I was reminded of that night with Val. She was able to show the full extent of her love for me and I didn't see that correlation until then.
Many of Val's friends have become my friends. As the April 15th date looms ahead, I have appreciated having them in my life. They are filling this next week with activities around remembering Val. They know that Julie and her family now live in San Luis Obispo. They know the sadness I feel not having either daughter near.
When the reality of Val not being here set in for Chris and the three boys, it was so tough and a year later continues to be tough. Chris has done an amazing job balancing work and play time. So many teachers, parents, friends and family have helped Chris keep the boys on as normal a schedule as possible. They have fun in their motor home and Chris is helping coach the boys baseball team. When we see Chris, Richard and I wish we could take his pain away. We know that God heals broken hearts.
My Bible study group from Emmanuel Faith went down to Cox Arena to see Beth Moore this weekend. There were 9,000 plus women singing praises to the Lord and it was amazing. I heard this voice behind me say, "Hey Mom." I jumped in my seat and turned around. My heart sank because it sounded just like Val. It wasn't Val and I cried. I miss her more than words can say. As Beth Moore began teaching Psalm 139, I was reminded of my God:
Psalm 139 "O,LORD, you have searched me and you know me. You know when I sit and when I rise, you perceive my thoughts from afar. . .all the days ordained for me were written in your book before one of them came to be."
I am known and Valerie is known. She will live on in the hearts of those who love her until Jesus returns.
Thank you dear saints for walking this journey with us. Oh that you could know our heart and see how thankful we are for each of you who have prayed for us.
In the name of our Lord,
Nancy Sloan
These two treasured moments were to difficult to tell anyone without a years' perpective.
About six weeks before Val left us, one evening we were sitting together and I was holding her hand. I could tell she was struggling. I had just taken off my shoes. All of a sudden, she got up and sat on the floor in front of me. She started to massage my feet and I said, "Val, please don't do that, let me massage your feet." She said, "Mother, I must do this for you. There will be a day when you will need me to help you and I will not be there. This is for that time. Let me do this for you now. We both began to cry. We realized this moment would not be relived or forgotten.
As Easter was approaching a few weeks ago, I began reading John 13 and was surprised at what I read.
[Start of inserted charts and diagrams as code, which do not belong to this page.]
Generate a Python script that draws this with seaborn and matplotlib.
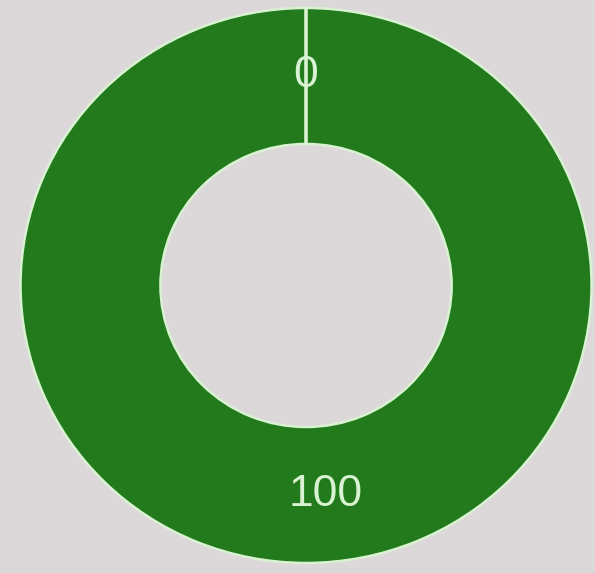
import matplotlib
matplotlib.use("Agg")
import matplotlib.pyplot as plt
import numpy as np
import seaborn as sns

# Donut data: two segments, one empty and one full
categories = ["A", "B"]
values = [0, 100]
value_labels = ["0", "100"]

sns.set_theme(style="white")
plt.rcParams["font.family"] = ["Liberation Sans", "DejaVu Sans"]

bg = "#dcd8d9"
ring = "#237a1c"
light = "#d8f2d2"

fig = plt.figure(figsize=(5.95, 5.73), dpi=100, facecolor=bg)
ax = fig.add_axes([0.0345, 0.0175, 0.9597, 0.9686])
ax.set_facecolor(bg)

inner = 0.51
wedges, texts = ax.pie(
    values,
    labels=value_labels,
    colors=[ring, ring],
    startangle=90,
    counterclock=False,
    radius=1.0,
    labeldistance=(1 + inner) / 2,
    wedgeprops=dict(width=1 - inner, edgecolor=light, linewidth=1.8),
    textprops=dict(color=light, fontsize=32, ha="center", va="center"),
    normalize=True,
)

# Boundary of the empty segment: a radial stroke across the ring
for w in wedges:
    if w.theta2 - w.theta1 == 0:
        a = np.deg2rad(w.theta1)
        ax.plot([inner * np.cos(a), np.cos(a)], [inner * np.sin(a), np.sin(a)],
                color=light, lw=2.6, solid_capstyle="butt", zorder=3)

# Slight placement offsets for the value labels
offsets = [(0.0, 0.0), (0.07, 0.0)]
for t, (dx, dy) in zip(texts, offsets):
    x, y = t.get_position()
    t.set_position((x + dx, y + dy))
    t.set_horizontalalignment("center")
    t.set_verticalalignment("center")
    t.set_zorder(4)

ax.set_aspect("auto")
ax.set_xlim(-1, 1)
ax.set_ylim(-1, 1)
ax.axis("off")

fig.savefig("out.png", dpi=100, facecolor=bg)
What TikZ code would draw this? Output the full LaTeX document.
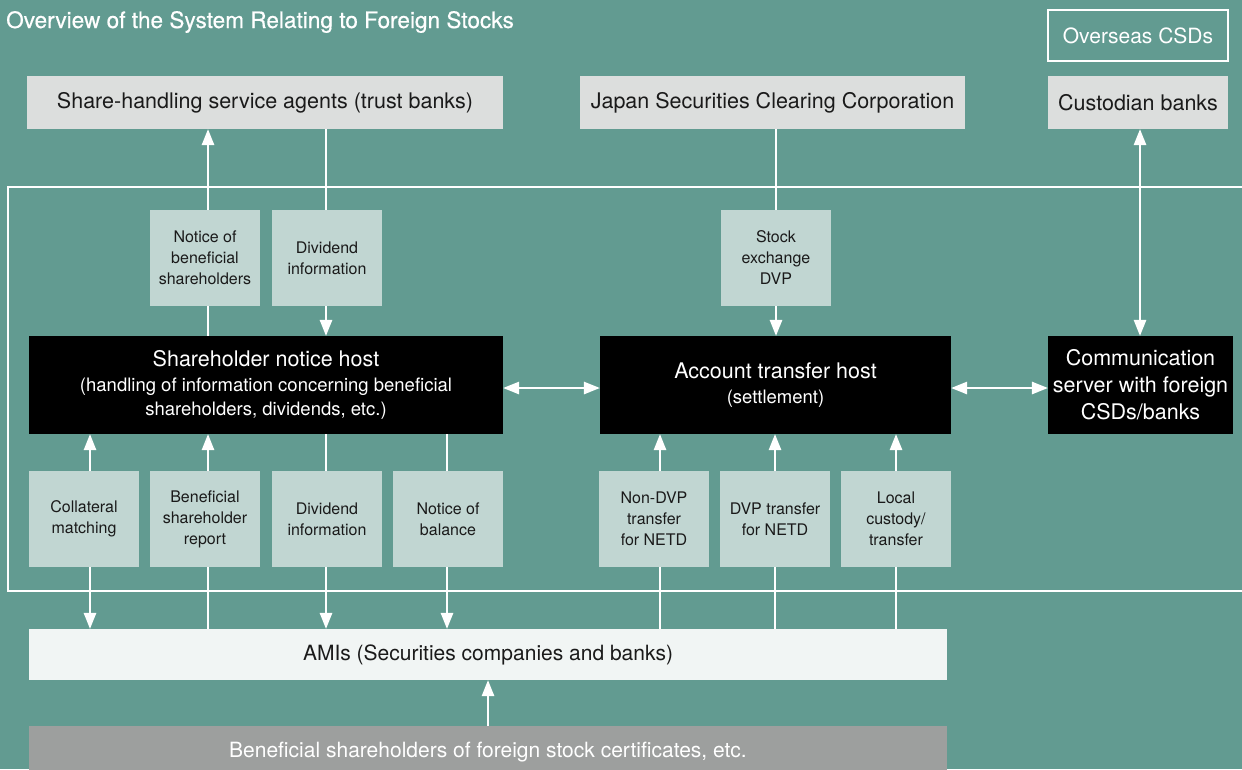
\documentclass[tikz,border=0pt]{standalone}
\usepackage{fontspec}
\setmainfont{TeX Gyre Heros}
\newfontfamily\headfont[FakeBold=0.5]{TeX Gyre Heros}
\usetikzlibrary{arrows.meta}
\definecolor{bg}{HTML}{629B91}
\definecolor{boxgray}{HTML}{DCDEDD}
\definecolor{lbl}{HTML}{C1D6D2}
\definecolor{amis}{HTML}{F1F5F4}
\definecolor{owner}{HTML}{9D9F9E}
\definecolor{ink}{HTML}{1A1A1A}
\begin{document}
\begin{tikzpicture}[x=1pt,y=-1pt,
  entity/.style={fill=boxgray,text=ink,inner sep=0pt,minimum height=53pt,
    font=\fontsize{21.5}{26}\selectfont},
  host/.style={fill=black,text=white,inner sep=0pt,minimum height=98pt,align=center,
    font=\fontsize{18.5}{24.5}\selectfont},
  info/.style={fill=lbl,text=ink,inner sep=0pt,minimum width=110pt,minimum height=96pt,
    align=center,font=\fontsize{16}{21}\selectfont},
  band/.style={inner sep=0pt,minimum width=918pt,font=\fontsize{21}{26}\selectfont},
  link/.style={draw=white,line width=1.4pt},
  arr/.style={link,-{Triangle[width=12.5pt,length=16pt]}},
  darr/.style={link,{Triangle[width=12.5pt,length=16pt]}-{Triangle[width=12.5pt,length=16pt]}},
]
% canvas
\fill[bg] (0,0) rectangle (1242,769);
\useasboundingbox (0,0) rectangle (1242,769);

% title
\node[anchor=base west,text=white,inner sep=0pt,font=\headfont\fontsize{22.6}{26}\selectfont]
  (title) at (6,28) {Overview of the System Relating to Foreign Stocks};

% frame around the system
\draw[white,line width=1.3pt] (1250,187) -- (8,187) -- (8,591) -- (1250,591);

% outside parties
\node[draw=white,line width=1.2pt,text=white,inner sep=0pt,minimum width=180pt,
  minimum height=51pt,font=\fontsize{21}{26}\selectfont] (overseas) at (1138,35.5) {Overseas CSDs};
\node[entity,minimum width=476pt] (agents) at (265,102.5) {Share-handling service agents (trust banks)};
\node[entity,minimum width=385pt] (jscc) at (772.5,102.5) {Japan Securities Clearing Corporation};
\node[entity,minimum width=180pt] (cust) at (1138,102.5) {Custodian banks};

% upper data items
\node[info] (n1) at (205,258) {Notice of\\beneficial\\shareholders};
\node[info] (n2) at (327,258) {Dividend\\information};
\node[info] (sdvp) at (776,258) {Stock\\exchange\\DVP};

% hosts
\node[host,minimum width=474pt] (snh) at (266,385)
  {{\fontsize{21.5}{24.5}\selectfont Shareholder notice host}\\
   (handling of information concerning beneficial\\shareholders, dividends, etc.)};
\node[host,minimum width=351pt] (ath) at (775.5,385)
  {{\fontsize{21.5}{24.5}\selectfont Account transfer host}\\(settlement)};
\node[host,minimum width=185pt,font=\fontsize{21.5}{27}\selectfont] (comm) at (1140.5,385)
  {Communication\\server with foreign\\CSDs/banks};

% lower data items
\node[info] (b1) at (84,519) {Collateral\\matching};
\node[info] (b2) at (205,519) {Beneficial\\shareholder\\report};
\node[info] (b3) at (327,519) {Dividend\\information};
\node[info] (b4) at (448,519) {Notice of\\balance};
\node[info] (b5) at (654,519) {Non-DVP\\transfer\\for NETD};
\node[info] (b6) at (775,519) {DVP transfer\\for NETD};
\node[info] (b7) at (896,519) {Local\\custody/\\transfer};

% participants and owners
\node[band,fill=amis,text=ink,minimum height=51pt] (ami) at (488,654.5) {AMIs (Securities companies and banks)};
\node[band,fill=owner,text=white,minimum height=52pt] (bsh) at (488,752) {Beneficial shareholders of foreign stock certificates, etc.};

% connector columns and rows
\coordinate (cA) at (90,0);
\coordinate (cB) at (208,0);
\coordinate (cC) at (326,0);
\coordinate (cD) at (447,0);
\coordinate (cE) at (660,0);
\coordinate (cF) at (775,0);
\coordinate (cG) at (896,0);
\coordinate (cH) at (776,0);
\coordinate (cI) at (1140,0);
\coordinate (cJ) at (488,0);
\coordinate (rH) at (0,388);

% upper connectors
\draw[link] (snh.north -| cB) -- (n1.south -| cB);
\draw[arr] (n1.north -| cB) -- (agents.south -| cB);
\draw[link] (agents.south -| cC) -- (n2.north -| cC);
\draw[arr] (n2.south -| cC) -- (snh.north -| cC);
\draw[link] (jscc.south -| cH) -- (sdvp.north -| cH);
\draw[arr] (sdvp.south -| cH) -- (ath.north -| cH);
\draw[darr] (cust.south -| cI) -- (comm.north -| cI);

% host to host
\draw[darr] (snh.east |- rH) -- (ath.west |- rH);
\draw[darr] (ath.east |- rH) -- (comm.west |- rH);

% lower connectors
\draw[arr] (b1.north -| cA) -- (snh.south -| cA);
\draw[arr] (b1.south -| cA) -- (ami.north -| cA);
\draw[arr] (b2.north -| cB) -- (snh.south -| cB);
\draw[link] (b2.south -| cB) -- (ami.north -| cB);
\draw[link] (snh.south -| cC) -- (b3.north -| cC);
\draw[arr] (b3.south -| cC) -- (ami.north -| cC);
\draw[link] (snh.south -| cD) -- (b4.north -| cD);
\draw[arr] (b4.south -| cD) -- (ami.north -| cD);
\draw[link] (ami.north -| cE) -- (b5.south -| cE);
\draw[arr] (b5.north -| cE) -- (ath.south -| cE);
\draw[link] (ami.north -| cF) -- (b6.south -| cF);
\draw[arr] (b6.north -| cF) -- (ath.south -| cF);
\draw[link] (ami.north -| cG) -- (b7.south -| cG);
\draw[arr] (b7.north -| cG) -- (ath.south -| cG);
\draw[arr] (bsh.north -| cJ) -- (ami.south -| cJ);
\end{tikzpicture}
\end{document}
. . "just before the Passover Feast, Jesus knew that the time had come for him to leave this world and go to the Father. Having loved his own who were in the world, he now showed them the full extent of his love. Jesus knew that he had come from God and was returning to God. . .he poured water in a basin and began to wash his disciples' feet."
I was reminded of that night with Val. She was able to show the full extent of her love for me and I didn't see that correlation until then.
Many of Val's friends have become my friends. As the April 15th date looms ahead, I have appreciated having them in my life. They are filling this next week with activities around remembering Val. They know that Julie and her family now live in San Luis Obispo. They know the sadness I feel not having either daughter near.
When the reality of Val not being here set in for Chris and the three boys, it was so tough and a year later continues to be tough. Chris has done an amazing job balancing work and play time. So many teachers, parents, friends and family have helped Chris keep the boys on as normal a schedule as possible. They have fun in their motor home and Chris is helping coach the boys baseball team. When we see Chris, Richard and I wish we could take his pain away. We know that God heals broken hearts.
My Bible study group from Emmanuel Faith went down to Cox Arena to see Beth Moore this weekend. There were 9,000 plus women singing praises to the Lord and it was amazing. I heard this voice behind me say, "Hey Mom." I jumped in my seat and turned around. My heart sank because it sounded just like Val. It wasn't Val and I cried. I miss her more than words can say. As Beth Moore began teaching Psalm 139, I was reminded of my God:
Psalm 139 "O,LORD, you have searched me and you know me. You know when I sit and when I rise, you perceive my thoughts from afar. . .all the days ordained for me were written in your book before one of them came to be."
I am known and Valerie is known. She will live on in the hearts of those who love her until Jesus returns.
Thank you dear saints for walking this journey with us. Oh that you could know our heart and see how thankful we are for each of you who have prayed for us.